Total costs at South Africa’s ports have been described as “relatively high”, despite a dramatic decrease over the past six years, according to the latest Global Pricing Comparator Study (GPCS) by the Ports Regulator of South Africa (PRSA).
“In general, some prices are far higher than in other countries, but they are coming down steadily,” PRSA CEO Mahesh Fakir told FTW. “Additionally, where prices had previously been below the global sample average, they were now moving closer towards the average.”
Total port costs have fallen from 360% above the sample global average in 2012/13 to 166% in the 2017/18 financial year.
The study points out that the high port tariffs, relative to the global average, can largely be attributed to the high levels of potential cross-subsidisation between manufactured goods (containers and automotives) and bulk commodity exports “due to continued imbalances between container vessel costs, container terminal handling charges and container cargo dues”.
In the 2017/18 financial year, container vessel costs were around 50% below the global average. The study pointed out that the 8.02% vessel costs tariff increase allowed by the regulator in 2017/18 had not significantly changed this below-average position. This indicates that foreign vessels were not subjected to high tariff levels in South Africa as was the case globally.

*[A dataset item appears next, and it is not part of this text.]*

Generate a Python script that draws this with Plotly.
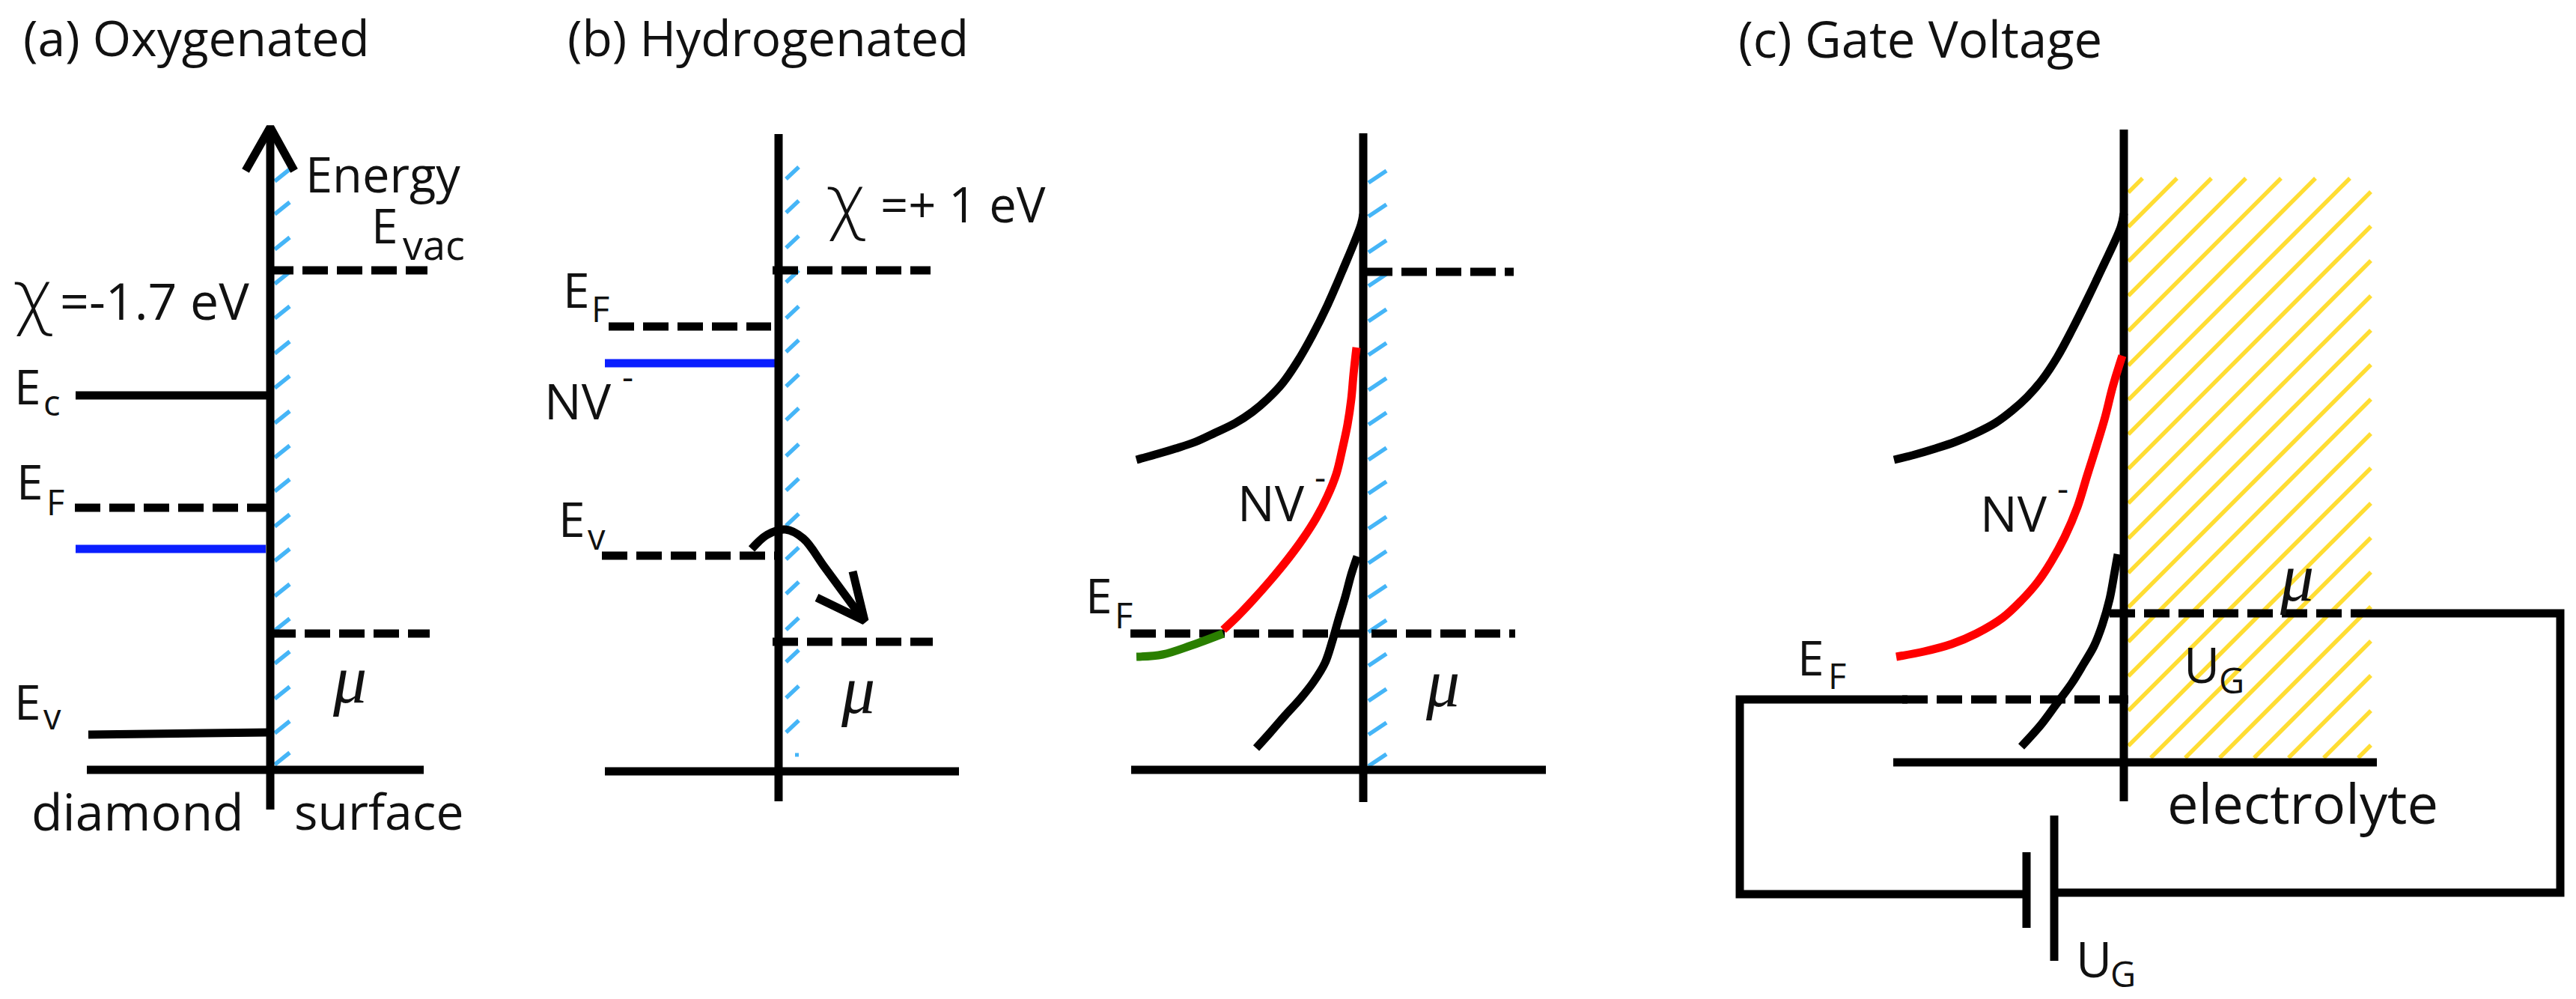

Conversely, container terminal handling charges remained relatively more expensive when compared globally, with the Port of Durban recording charges 136% above that of the global average.
“Efficiency levels in container handling remain a concern, but are an area of focus for the current implementation of the Weighted Efficiency Gains from Operations (Wego) that incentivise or penalise the National Ports Authority based on operational efficiency starting in 2018/19,” a PRSA spokesperson said.
Container cargo dues were recorded at 267% above the global average, increasing from 182% in 2016/17 and indicating an upward trajectory in tariffs. However, at full implementation of the Tariff Strategy over ten years, PRSA believes that container cargo dues will be 43% below the global average.
The depreciation of the rand was highlighted as another factor that significantly impacted tariff levels paid in South Africa’s port sector in a way that was not equally beneficial to all port users. “The impact of the rand’s depreciation against the US dollar is different for different players in the industry,” Fakir said. “As shipping lines are dollar-based, but SA port tariffs are rand based, they have more advantages as they pay less in the conversion.
“The exchange rate between the US dollar and the rand is an intensive factor in trade which affects import and export volumes, but it is not easy to predict the impact on future port tariffs in any one year,” he added.
“A weakened rand may be beneficial to exporters but it would leave importers at a disadvantage and vice versa; nonetheless this would happen regardless.”
While acknowledging that port tariffs in the country continued to be relatively high in the sample, the study still claims that South Africa’s commercial ports remain competitive.
“The GPCS is not meant to determine the tariffs we should be charging in our ports but rather should be viewed as a benchmark against other countries in the world,” said Fakir.
“It’s not saying that the global sample average should be the right price, as the right tariff prices are cost-reflective and are determined in the Tariff Methodology and Tariff Strategy. The study is an initiative taken in order to create country awareness of our current place in the world in terms of port tariffs.”